▶ GIVEN MATERIAL
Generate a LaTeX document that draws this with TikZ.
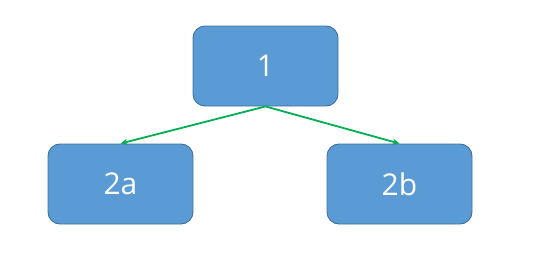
\documentclass[tikz,border=0pt]{standalone}
\usepackage{fontspec}
\setmainfont{Open Sans}
\usetikzlibrary{arrows.meta}
\definecolor{boxfill}{HTML}{5B9BD5}
\definecolor{boxline}{HTML}{41719C}
\definecolor{arrowgreen}{HTML}{00B050}
\tikzset{
  box/.style={draw=boxline, line width=0.9pt, fill=boxfill, rounded corners=12pt,
    minimum width=145pt, minimum height=80pt, inner sep=0pt,
    text=white, font=\fontsize{30}{36}\selectfont},
  link/.style={draw=arrowgreen, line width=1.8pt, -{Stealth[length=7pt,width=6pt]}}
}
\begin{document}
\begin{tikzpicture}[x=1pt,y=-1pt]
\useasboundingbox (0,0) rectangle (549,265);
\node[box] (n1) at (265.5,66) {1};
\node[box] (n2a) at (120.5,184) {2a};
\node[box] (n2b) at (399.5,184) {2b};
\draw[link] (n1.south) -- (n2a.north);
\draw[link] (n1.south) -- (n2b.north);
\end{tikzpicture}
\end{document}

▶ WRITTEN EXERCISE
Make an exact copy of the whole listing, but don't bring over any pictures.

▶ CORRECT RESULT
Generate a LaTeX document that draws this with TikZ.
\documentclass[tikz,border=0pt]{standalone}
\usepackage{fontspec}
\setmainfont{Open Sans}
\usetikzlibrary{arrows.meta}
\definecolor{boxfill}{HTML}{5B9BD5}
\definecolor{boxline}{HTML}{41719C}
\definecolor{arrowgreen}{HTML}{00B050}
\tikzset{
  box/.style={draw=boxline, line width=0.9pt, fill=boxfill, rounded corners=12pt,
    minimum width=145pt, minimum height=80pt, inner sep=0pt,
    text=white, font=\fontsize{30}{36}\selectfont},
  link/.style={draw=arrowgreen, line width=1.8pt, -{Stealth[length=7pt,width=6pt]}}
}
\begin{document}
\begin{tikzpicture}[x=1pt,y=-1pt]
\useasboundingbox (0,0) rectangle (549,265);
\node[box] (n1) at (265.5,66) {1};
\node[box] (n2a) at (120.5,184) {2a};
\node[box] (n2b) at (399.5,184) {2b};
\draw[link] (n1.south) -- (n2a.north);
\draw[link] (n1.south) -- (n2b.north);
\end{tikzpicture}
\end{document}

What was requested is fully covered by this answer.